Japan Coast Guard vs North Korean spy ship (agent1059/YouTube)
June 07, 2016

Check out this awesome footage of the Battle of Amami-Oshima, also known as the Spy Ship Incident in the Southwest Sea of Kyushu fought between the Japanese Coast Guard and a North Korean spy vessel.

The Dec. 22, 2001, encounter was outside of Japanese territorial waters but was inside their exclusive economic zone which extends as far as 200 miles from Japanese lands.


According to the New York Times, the “33-foot-long North Korean “Choryo 3705” was masquerading as a fishing boat” and the Japanese Coast Guard intercepted the vessel because their intentions were unclear.

The Japanese chased the Choryo for 16 hours, but they refused to back down. They fired 25 warning shots after order to halt the vessel were ignored. The confrontation lasted six hours and over 1,000 machine gun rounds were fired from both sides. The North Korean vessel was hit numerous times and eventually sank into the sea.

After the remains of the North Korean boat were recovered, it was discovered that there was a hefty arsenal aboard it when it sunk. This included two rocket launchers, 12 rockets, a recoilless rifle, two light machine guns, three automatic rifles and six grenades, an antiaircraft gun, two antiaircraft missile launchers, and a complete self-destruct system, the New York Times confirmed.

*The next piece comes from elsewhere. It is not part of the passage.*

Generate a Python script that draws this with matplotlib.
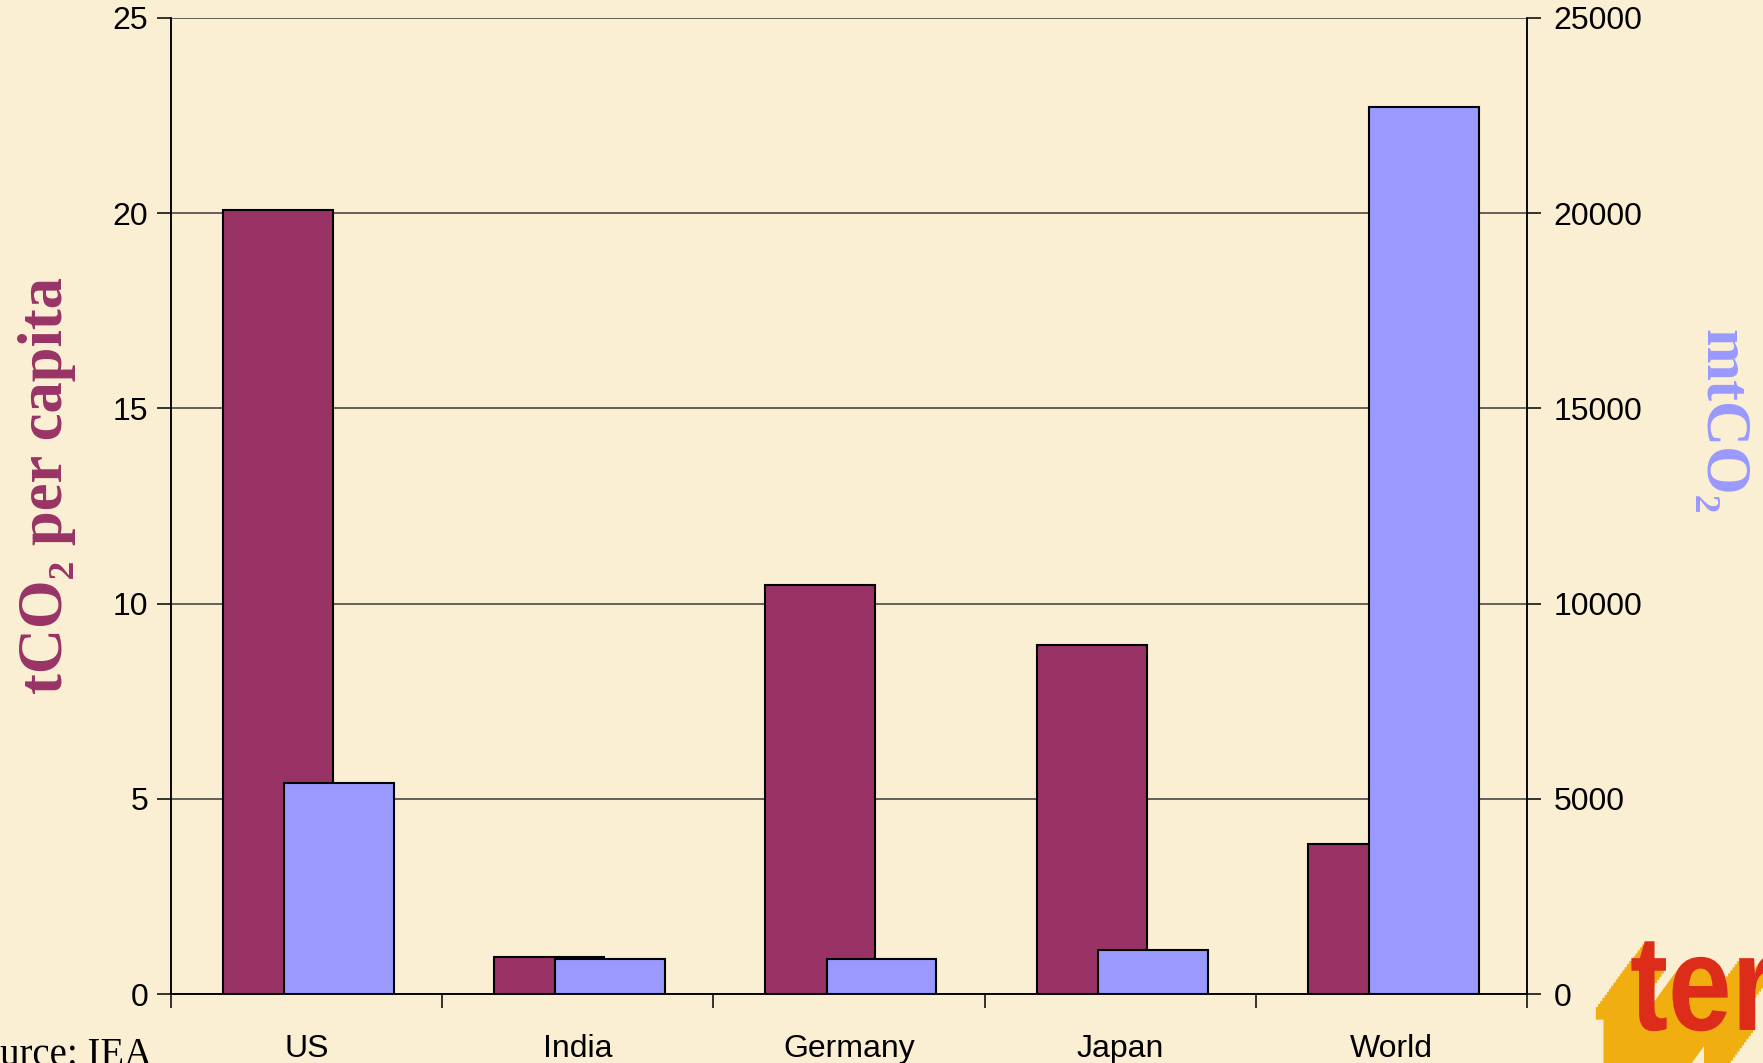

All of the crew aboard the North Korean ship perished. There were around 15 in the boat that either died from being shot or drowning.

This was the first vessel that the Japanese Armed Forces sank since WWII. Numerous Japanese boats and aircrafts followed the North Korean vessel, but it refused to stop. At one point, the boat broke out into flames from direct fire, but the crew extinguished the fire and continued on their mission, The Telegraph reported.


On May 3, 1947, Japan enacted a postwar constitution which prohibited the Japanese military from any involvement in overseas battles unless they are being attacked or under a direct threat. This incident fell under a direct threat and actions were taken.

It is clear to see in the video that the North Korean Choryo had no intentions on backing down from the Japanese and felt they were prepared to endure whatever they had to. They were headed to China and just never made it.

It was later determined that the North Korean vessel was indeed a spy boat that was likely intended on delivering illegal substances. The Japanese Maritime Self-Defense Force was prepared to assist the North Korean Choryo but while they were awaiting sanctions to do so, the boat sank.